== Required work ==
Reproduce all of the material word for word.

━━━━

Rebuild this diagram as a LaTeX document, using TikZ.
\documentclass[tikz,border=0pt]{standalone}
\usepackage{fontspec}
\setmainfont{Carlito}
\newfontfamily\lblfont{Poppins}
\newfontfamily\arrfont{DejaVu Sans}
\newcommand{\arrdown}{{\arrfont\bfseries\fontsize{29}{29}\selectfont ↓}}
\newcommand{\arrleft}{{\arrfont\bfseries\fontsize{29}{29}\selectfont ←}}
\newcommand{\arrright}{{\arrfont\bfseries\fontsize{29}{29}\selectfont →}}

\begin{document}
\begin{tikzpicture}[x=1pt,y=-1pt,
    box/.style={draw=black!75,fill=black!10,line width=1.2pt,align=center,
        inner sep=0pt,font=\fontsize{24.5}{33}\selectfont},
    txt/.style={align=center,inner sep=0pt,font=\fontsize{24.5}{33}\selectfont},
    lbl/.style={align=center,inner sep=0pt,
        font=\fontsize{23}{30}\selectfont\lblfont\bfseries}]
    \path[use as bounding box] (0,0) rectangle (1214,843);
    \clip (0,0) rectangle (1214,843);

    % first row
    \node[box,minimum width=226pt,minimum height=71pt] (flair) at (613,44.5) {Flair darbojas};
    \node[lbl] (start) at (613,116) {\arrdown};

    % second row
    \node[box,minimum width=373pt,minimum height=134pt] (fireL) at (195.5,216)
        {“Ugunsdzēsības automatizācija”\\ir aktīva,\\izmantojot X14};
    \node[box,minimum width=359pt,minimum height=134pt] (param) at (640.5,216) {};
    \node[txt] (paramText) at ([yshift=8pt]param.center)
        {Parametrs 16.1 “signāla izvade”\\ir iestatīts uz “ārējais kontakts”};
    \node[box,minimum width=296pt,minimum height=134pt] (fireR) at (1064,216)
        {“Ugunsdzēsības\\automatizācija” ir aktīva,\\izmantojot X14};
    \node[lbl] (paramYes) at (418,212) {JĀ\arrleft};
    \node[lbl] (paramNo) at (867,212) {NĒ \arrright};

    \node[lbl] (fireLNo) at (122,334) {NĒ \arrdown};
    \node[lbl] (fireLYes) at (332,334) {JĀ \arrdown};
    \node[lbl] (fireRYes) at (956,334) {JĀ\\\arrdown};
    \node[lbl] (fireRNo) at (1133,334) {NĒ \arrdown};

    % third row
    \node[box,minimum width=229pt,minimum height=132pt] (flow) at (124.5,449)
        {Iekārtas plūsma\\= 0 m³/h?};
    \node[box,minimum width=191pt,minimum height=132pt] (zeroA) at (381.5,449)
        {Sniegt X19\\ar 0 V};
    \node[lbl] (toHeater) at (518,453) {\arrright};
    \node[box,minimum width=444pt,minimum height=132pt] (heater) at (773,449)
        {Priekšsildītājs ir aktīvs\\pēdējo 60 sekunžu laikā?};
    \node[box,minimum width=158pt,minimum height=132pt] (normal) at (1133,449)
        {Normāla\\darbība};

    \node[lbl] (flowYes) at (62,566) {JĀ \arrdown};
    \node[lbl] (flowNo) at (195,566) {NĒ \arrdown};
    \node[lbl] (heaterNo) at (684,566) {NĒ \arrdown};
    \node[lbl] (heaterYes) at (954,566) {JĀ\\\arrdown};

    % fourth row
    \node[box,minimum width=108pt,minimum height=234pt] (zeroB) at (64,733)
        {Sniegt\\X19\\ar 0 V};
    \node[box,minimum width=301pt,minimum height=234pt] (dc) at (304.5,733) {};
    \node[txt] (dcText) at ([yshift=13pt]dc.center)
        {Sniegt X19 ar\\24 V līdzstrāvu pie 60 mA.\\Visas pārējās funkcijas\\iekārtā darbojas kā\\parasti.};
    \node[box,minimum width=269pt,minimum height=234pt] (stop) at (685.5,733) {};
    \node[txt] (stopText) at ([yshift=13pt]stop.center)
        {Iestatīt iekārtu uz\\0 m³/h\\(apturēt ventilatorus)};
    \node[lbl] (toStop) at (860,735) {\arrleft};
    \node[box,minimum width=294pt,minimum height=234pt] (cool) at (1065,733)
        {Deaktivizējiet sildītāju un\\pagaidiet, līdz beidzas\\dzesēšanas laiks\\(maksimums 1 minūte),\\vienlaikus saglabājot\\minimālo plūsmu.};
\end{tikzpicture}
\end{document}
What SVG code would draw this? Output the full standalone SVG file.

━━━━

== Expected answer ==
Rebuild this diagram as a LaTeX document, using TikZ.
\documentclass[tikz,border=0pt]{standalone}
\usepackage{fontspec}
\setmainfont{Carlito}
\newfontfamily\lblfont{Poppins}
\newfontfamily\arrfont{DejaVu Sans}
\newcommand{\arrdown}{{\arrfont\bfseries\fontsize{29}{29}\selectfont ↓}}
\newcommand{\arrleft}{{\arrfont\bfseries\fontsize{29}{29}\selectfont ←}}
\newcommand{\arrright}{{\arrfont\bfseries\fontsize{29}{29}\selectfont →}}

\begin{document}
\begin{tikzpicture}[x=1pt,y=-1pt,
    box/.style={draw=black!75,fill=black!10,line width=1.2pt,align=center,
        inner sep=0pt,font=\fontsize{24.5}{33}\selectfont},
    txt/.style={align=center,inner sep=0pt,font=\fontsize{24.5}{33}\selectfont},
    lbl/.style={align=center,inner sep=0pt,
        font=\fontsize{23}{30}\selectfont\lblfont\bfseries}]
    \path[use as bounding box] (0,0) rectangle (1214,843);
    \clip (0,0) rectangle (1214,843);

    % first row
    \node[box,minimum width=226pt,minimum height=71pt] (flair) at (613,44.5) {Flair darbojas};
    \node[lbl] (start) at (613,116) {\arrdown};

    % second row
    \node[box,minimum width=373pt,minimum height=134pt] (fireL) at (195.5,216)
        {“Ugunsdzēsības automatizācija”\\ir aktīva,\\izmantojot X14};
    \node[box,minimum width=359pt,minimum height=134pt] (param) at (640.5,216) {};
    \node[txt] (paramText) at ([yshift=8pt]param.center)
        {Parametrs 16.1 “signāla izvade”\\ir iestatīts uz “ārējais kontakts”};
    \node[box,minimum width=296pt,minimum height=134pt] (fireR) at (1064,216)
        {“Ugunsdzēsības\\automatizācija” ir aktīva,\\izmantojot X14};
    \node[lbl] (paramYes) at (418,212) {JĀ\arrleft};
    \node[lbl] (paramNo) at (867,212) {NĒ \arrright};

    \node[lbl] (fireLNo) at (122,334) {NĒ \arrdown};
    \node[lbl] (fireLYes) at (332,334) {JĀ \arrdown};
    \node[lbl] (fireRYes) at (956,334) {JĀ\\\arrdown};
    \node[lbl] (fireRNo) at (1133,334) {NĒ \arrdown};

    % third row
    \node[box,minimum width=229pt,minimum height=132pt] (flow) at (124.5,449)
        {Iekārtas plūsma\\= 0 m³/h?};
    \node[box,minimum width=191pt,minimum height=132pt] (zeroA) at (381.5,449)
        {Sniegt X19\\ar 0 V};
    \node[lbl] (toHeater) at (518,453) {\arrright};
    \node[box,minimum width=444pt,minimum height=132pt] (heater) at (773,449)
        {Priekšsildītājs ir aktīvs\\pēdējo 60 sekunžu laikā?};
    \node[box,minimum width=158pt,minimum height=132pt] (normal) at (1133,449)
        {Normāla\\darbība};

    \node[lbl] (flowYes) at (62,566) {JĀ \arrdown};
    \node[lbl] (flowNo) at (195,566) {NĒ \arrdown};
    \node[lbl] (heaterNo) at (684,566) {NĒ \arrdown};
    \node[lbl] (heaterYes) at (954,566) {JĀ\\\arrdown};

    % fourth row
    \node[box,minimum width=108pt,minimum height=234pt] (zeroB) at (64,733)
        {Sniegt\\X19\\ar 0 V};
    \node[box,minimum width=301pt,minimum height=234pt] (dc) at (304.5,733) {};
    \node[txt] (dcText) at ([yshift=13pt]dc.center)
        {Sniegt X19 ar\\24 V līdzstrāvu pie 60 mA.\\Visas pārējās funkcijas\\iekārtā darbojas kā\\parasti.};
    \node[box,minimum width=269pt,minimum height=234pt] (stop) at (685.5,733) {};
    \node[txt] (stopText) at ([yshift=13pt]stop.center)
        {Iestatīt iekārtu uz\\0 m³/h\\(apturēt ventilatorus)};
    \node[lbl] (toStop) at (860,735) {\arrleft};
    \node[box,minimum width=294pt,minimum height=234pt] (cool) at (1065,733)
        {Deaktivizējiet sildītāju un\\pagaidiet, līdz beidzas\\dzesēšanas laiks\\(maksimums 1 minūte),\\vienlaikus saglabājot\\minimālo plūsmu.};
\end{tikzpicture}
\end{document}
What SVG code would draw this? Output the full standalone SVG file.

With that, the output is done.